**EXERCISE TASK**
State how many lines in the entries below contain "chart". Write nothing but the number.

**RECORD SET**
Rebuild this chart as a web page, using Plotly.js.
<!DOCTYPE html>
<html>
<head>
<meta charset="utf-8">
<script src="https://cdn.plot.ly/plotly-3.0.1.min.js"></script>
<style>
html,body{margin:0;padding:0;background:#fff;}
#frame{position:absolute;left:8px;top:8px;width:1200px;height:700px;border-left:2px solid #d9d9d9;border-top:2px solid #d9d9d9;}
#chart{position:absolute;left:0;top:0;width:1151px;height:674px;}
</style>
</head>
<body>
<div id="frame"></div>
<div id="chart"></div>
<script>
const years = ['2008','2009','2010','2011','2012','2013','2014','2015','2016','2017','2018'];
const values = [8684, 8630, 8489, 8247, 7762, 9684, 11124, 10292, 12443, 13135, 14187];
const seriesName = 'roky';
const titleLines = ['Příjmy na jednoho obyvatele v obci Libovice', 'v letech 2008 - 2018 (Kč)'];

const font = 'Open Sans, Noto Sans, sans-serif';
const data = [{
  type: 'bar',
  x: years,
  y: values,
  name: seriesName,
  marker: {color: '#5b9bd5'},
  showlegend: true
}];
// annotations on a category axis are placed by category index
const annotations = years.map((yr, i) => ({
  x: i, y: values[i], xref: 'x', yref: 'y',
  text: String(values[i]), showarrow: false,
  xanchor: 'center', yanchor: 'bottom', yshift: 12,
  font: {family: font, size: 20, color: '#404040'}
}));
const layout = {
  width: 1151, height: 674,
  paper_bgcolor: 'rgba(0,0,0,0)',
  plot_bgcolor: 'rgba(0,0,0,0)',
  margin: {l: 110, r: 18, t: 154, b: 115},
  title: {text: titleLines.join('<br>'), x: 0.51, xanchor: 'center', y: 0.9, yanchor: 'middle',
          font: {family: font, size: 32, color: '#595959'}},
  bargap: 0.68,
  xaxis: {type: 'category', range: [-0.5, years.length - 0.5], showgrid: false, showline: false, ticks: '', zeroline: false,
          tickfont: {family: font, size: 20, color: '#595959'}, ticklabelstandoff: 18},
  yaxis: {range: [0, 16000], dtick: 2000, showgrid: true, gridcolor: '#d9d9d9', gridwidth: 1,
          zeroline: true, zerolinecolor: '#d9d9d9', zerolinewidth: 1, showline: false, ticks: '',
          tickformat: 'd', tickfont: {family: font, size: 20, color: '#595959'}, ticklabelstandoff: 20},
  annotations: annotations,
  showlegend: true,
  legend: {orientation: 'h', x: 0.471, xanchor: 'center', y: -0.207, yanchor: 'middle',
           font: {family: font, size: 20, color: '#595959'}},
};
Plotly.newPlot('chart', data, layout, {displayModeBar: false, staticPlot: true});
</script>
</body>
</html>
* * *
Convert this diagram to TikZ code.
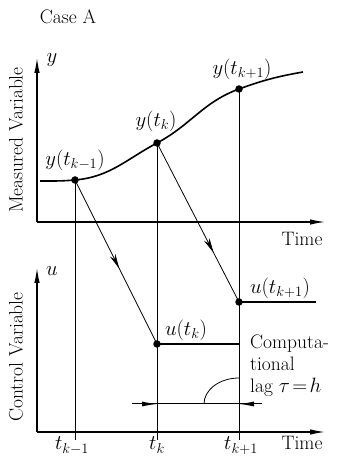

**EXERCISE ANSWER**
4